Based on market projections, the global automotive sensors market is expected to register a CAGR close to 8% during the forecast period, 2018 to 2023, with total unit sales reaching 11.7 billion by 2023 [8]. The increasing demand for safety and security in the automobiles is the main factor that is playing a vital role for the growth of this market. The two big current trends for vehicles are electrification and automation; there is rapid integration of high value sensing modules like radio detection and ranging (RADAR), imaging, and light detection and ranging (LiDAR) in automotive systems.
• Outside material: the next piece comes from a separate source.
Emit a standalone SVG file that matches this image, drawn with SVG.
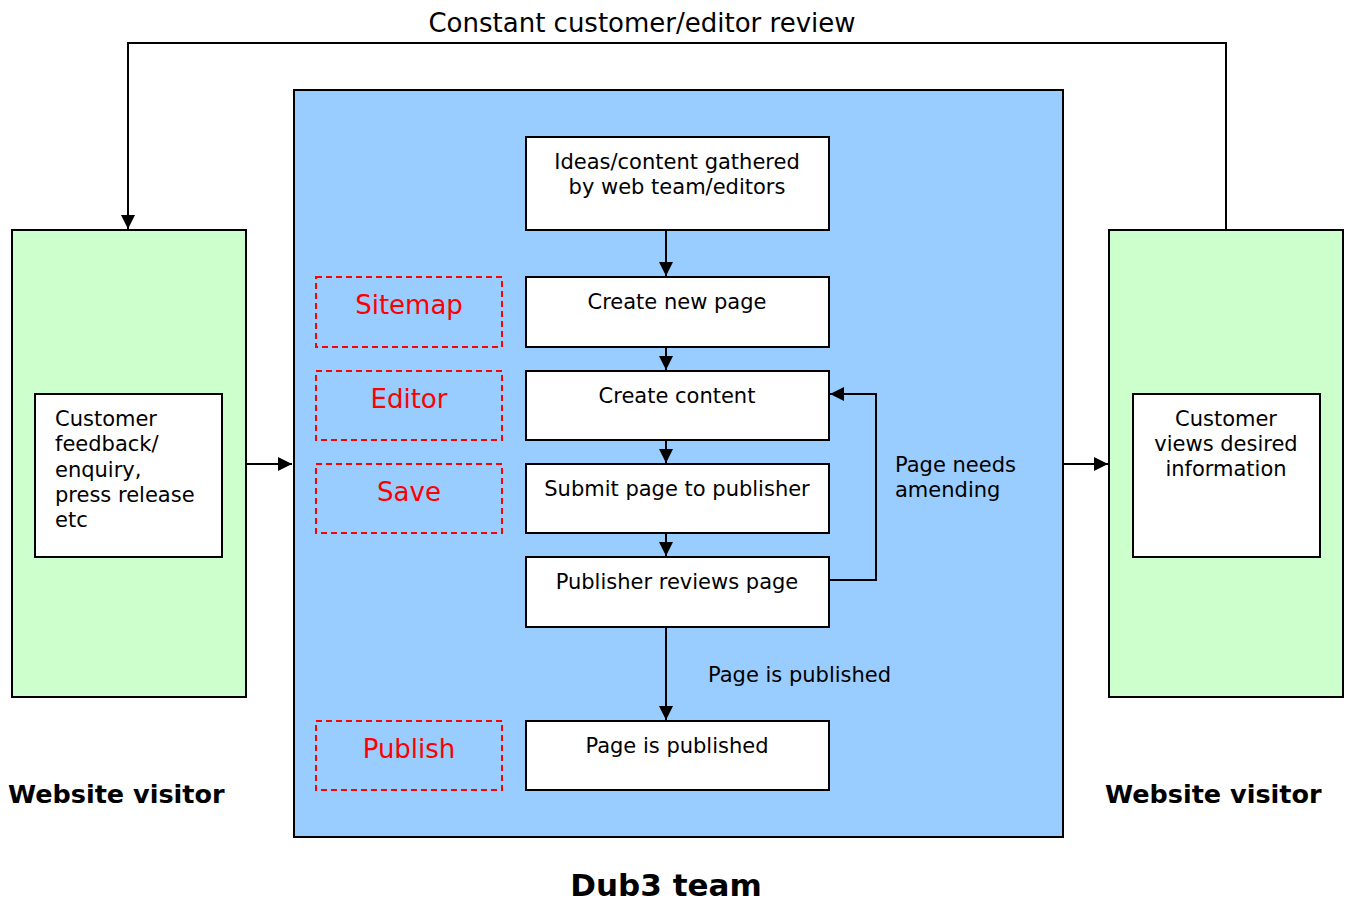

The adoption of electric vehicles will greatly change the amount and the sensor types, with increased emphasis on position, speed, temperature and pressure within the car, in the long term. Increasing demands for more vehicle infotainment (entertainment and informative features such as video players and GPS) and safety features (e.g., backup cameras and sensors) have also resulted in an increase in vehicle electronics (both sensors and ECUs). These new components account for about 30%–35% of the total cost of a vehicle, and are expected to reach 50% by 2030 [9,10]. The manufacturing of the microcontrollers (ECUs) for these new electronics will increase the total energy of vehicle manufacturing; however, electronics are more than just the microcontrollers. Electronics wiring has added 45–65 pounds to vehicles [11], which likely have significant manufacturing and use phase energy contribution. Overall, the number of sensors in vehicles is increasing each year, with more in higher class vehicles (a premium vehicle has more sensors than an economy class vehicle) [12]. Fig. 1 shows the increase in both sensors and ECUs in vehicles over time and over vehicle class: Economy (E); Premium or Luxury (P); and Standard (S). This paper focuses on automotive sensors, but the analysis also includes the energy impact of the ECUs and wiring required for a full sensor system.